-- Begin Information supplied --
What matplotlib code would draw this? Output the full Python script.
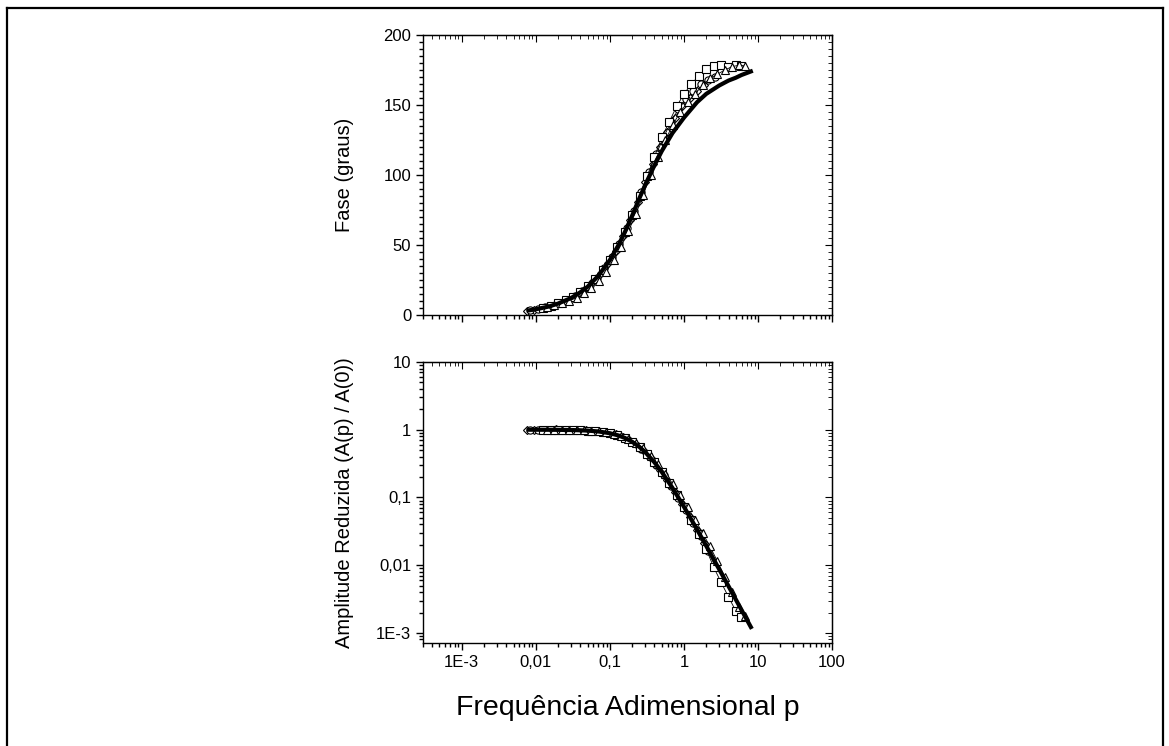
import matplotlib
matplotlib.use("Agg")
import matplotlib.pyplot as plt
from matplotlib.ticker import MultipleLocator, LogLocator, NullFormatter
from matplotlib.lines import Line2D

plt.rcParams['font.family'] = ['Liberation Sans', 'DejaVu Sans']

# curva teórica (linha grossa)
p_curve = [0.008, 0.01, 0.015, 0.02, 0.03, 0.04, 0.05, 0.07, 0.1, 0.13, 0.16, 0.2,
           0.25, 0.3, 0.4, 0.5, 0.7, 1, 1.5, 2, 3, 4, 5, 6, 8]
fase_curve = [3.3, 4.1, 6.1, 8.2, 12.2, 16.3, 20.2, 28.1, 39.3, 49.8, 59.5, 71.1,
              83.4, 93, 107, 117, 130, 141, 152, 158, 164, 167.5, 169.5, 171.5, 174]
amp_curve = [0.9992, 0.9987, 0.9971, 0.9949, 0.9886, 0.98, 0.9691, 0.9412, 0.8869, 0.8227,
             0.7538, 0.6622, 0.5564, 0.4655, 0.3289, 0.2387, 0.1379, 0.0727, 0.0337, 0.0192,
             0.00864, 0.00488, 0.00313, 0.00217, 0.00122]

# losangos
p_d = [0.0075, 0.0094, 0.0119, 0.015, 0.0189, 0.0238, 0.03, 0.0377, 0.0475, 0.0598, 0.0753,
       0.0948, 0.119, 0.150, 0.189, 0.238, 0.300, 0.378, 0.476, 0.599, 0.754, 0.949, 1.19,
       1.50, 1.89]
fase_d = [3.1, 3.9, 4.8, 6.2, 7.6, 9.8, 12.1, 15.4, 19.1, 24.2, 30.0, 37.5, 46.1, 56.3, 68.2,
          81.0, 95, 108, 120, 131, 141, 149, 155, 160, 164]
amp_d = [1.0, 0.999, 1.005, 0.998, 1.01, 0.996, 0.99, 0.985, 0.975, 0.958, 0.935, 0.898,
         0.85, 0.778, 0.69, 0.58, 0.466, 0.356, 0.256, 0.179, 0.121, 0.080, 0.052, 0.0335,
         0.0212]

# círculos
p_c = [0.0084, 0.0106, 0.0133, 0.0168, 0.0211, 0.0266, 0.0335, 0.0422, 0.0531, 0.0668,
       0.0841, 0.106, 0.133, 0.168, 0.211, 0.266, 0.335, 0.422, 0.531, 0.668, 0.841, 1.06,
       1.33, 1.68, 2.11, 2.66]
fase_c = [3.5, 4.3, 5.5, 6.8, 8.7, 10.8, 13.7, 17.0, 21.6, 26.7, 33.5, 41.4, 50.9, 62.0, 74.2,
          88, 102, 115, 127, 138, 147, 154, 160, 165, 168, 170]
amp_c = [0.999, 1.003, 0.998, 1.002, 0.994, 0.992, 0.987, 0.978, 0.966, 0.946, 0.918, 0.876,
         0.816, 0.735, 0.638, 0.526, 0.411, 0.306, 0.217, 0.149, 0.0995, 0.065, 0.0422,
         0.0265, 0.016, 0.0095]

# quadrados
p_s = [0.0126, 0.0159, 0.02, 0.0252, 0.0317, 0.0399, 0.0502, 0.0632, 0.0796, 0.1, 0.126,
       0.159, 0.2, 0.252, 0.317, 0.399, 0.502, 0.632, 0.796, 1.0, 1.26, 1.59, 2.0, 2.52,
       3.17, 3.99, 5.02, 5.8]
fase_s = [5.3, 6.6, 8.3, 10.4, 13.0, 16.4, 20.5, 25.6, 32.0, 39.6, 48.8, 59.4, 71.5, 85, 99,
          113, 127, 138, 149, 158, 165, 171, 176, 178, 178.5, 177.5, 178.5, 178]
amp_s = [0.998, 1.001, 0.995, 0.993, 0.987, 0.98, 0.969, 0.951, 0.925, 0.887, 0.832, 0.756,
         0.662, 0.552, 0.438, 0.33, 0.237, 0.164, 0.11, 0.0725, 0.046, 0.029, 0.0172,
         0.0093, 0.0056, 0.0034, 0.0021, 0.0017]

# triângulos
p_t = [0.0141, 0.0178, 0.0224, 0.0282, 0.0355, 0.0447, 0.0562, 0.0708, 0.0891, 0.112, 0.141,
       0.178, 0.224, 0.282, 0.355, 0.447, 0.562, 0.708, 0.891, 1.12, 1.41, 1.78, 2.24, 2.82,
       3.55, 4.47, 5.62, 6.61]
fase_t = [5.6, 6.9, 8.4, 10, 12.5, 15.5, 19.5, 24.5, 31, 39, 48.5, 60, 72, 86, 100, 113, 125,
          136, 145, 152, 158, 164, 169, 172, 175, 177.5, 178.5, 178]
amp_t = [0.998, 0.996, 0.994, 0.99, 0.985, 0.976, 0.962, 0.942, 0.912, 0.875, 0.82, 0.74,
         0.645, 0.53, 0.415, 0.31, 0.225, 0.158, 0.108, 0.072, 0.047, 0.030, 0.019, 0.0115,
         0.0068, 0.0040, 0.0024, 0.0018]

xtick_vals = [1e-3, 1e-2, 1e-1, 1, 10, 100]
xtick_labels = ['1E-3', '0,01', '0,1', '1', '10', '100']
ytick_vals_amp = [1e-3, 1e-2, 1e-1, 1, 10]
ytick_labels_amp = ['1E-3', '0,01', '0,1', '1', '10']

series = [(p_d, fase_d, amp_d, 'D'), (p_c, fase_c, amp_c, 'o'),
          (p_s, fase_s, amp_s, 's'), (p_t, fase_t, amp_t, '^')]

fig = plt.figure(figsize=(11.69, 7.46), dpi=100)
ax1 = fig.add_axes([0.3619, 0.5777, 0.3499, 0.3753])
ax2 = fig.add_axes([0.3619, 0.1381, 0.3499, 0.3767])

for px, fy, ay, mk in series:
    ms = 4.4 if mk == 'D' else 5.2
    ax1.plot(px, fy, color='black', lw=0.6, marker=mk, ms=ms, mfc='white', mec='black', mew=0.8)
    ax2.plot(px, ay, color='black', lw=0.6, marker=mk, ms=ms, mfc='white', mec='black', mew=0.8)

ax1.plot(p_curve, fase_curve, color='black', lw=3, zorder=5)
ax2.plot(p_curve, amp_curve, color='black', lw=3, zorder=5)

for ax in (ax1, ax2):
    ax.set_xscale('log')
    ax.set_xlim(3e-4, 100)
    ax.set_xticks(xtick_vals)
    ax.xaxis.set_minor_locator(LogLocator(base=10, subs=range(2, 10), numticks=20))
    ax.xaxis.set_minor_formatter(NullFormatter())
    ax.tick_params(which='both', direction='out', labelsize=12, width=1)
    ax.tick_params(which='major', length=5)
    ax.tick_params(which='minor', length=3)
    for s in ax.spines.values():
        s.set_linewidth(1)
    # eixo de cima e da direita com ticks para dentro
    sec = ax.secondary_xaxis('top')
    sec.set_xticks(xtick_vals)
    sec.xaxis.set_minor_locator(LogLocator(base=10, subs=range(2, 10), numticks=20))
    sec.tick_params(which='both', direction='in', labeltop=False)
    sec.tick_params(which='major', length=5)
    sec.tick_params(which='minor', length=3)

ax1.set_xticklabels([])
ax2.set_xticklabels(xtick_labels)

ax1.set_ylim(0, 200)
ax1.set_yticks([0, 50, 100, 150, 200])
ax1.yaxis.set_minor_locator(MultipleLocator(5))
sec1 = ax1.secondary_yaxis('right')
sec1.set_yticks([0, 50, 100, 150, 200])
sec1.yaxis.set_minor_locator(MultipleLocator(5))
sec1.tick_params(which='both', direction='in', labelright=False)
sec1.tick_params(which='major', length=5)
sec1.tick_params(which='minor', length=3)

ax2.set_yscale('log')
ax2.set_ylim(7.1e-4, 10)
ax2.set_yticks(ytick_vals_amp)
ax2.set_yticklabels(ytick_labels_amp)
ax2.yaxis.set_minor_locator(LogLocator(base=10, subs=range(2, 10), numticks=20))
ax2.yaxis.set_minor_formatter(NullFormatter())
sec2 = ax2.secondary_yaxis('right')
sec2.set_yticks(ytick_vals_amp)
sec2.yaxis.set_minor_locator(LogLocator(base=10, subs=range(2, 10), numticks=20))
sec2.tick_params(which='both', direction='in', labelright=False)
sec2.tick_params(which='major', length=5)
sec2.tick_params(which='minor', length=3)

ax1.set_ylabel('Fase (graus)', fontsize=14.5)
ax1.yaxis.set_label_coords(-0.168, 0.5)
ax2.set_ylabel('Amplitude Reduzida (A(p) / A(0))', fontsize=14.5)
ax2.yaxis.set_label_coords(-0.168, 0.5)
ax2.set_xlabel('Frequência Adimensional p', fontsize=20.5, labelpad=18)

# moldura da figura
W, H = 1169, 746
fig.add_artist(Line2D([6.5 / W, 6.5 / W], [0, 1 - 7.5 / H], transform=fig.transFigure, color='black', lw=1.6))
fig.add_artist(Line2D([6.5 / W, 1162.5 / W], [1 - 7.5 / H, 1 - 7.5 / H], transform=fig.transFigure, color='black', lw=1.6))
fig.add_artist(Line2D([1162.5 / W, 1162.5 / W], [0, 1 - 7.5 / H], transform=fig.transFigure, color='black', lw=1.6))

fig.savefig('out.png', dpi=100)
-- End Information supplied --
Problem requirements:
Pull out all lines containing "matplotlib".

Response to the task:
What matplotlib code would draw this? Output the full Python script.
import matplotlib
matplotlib.use("Agg")
import matplotlib.pyplot as plt
from matplotlib.ticker import MultipleLocator, LogLocator, NullFormatter
from matplotlib.lines import Line2D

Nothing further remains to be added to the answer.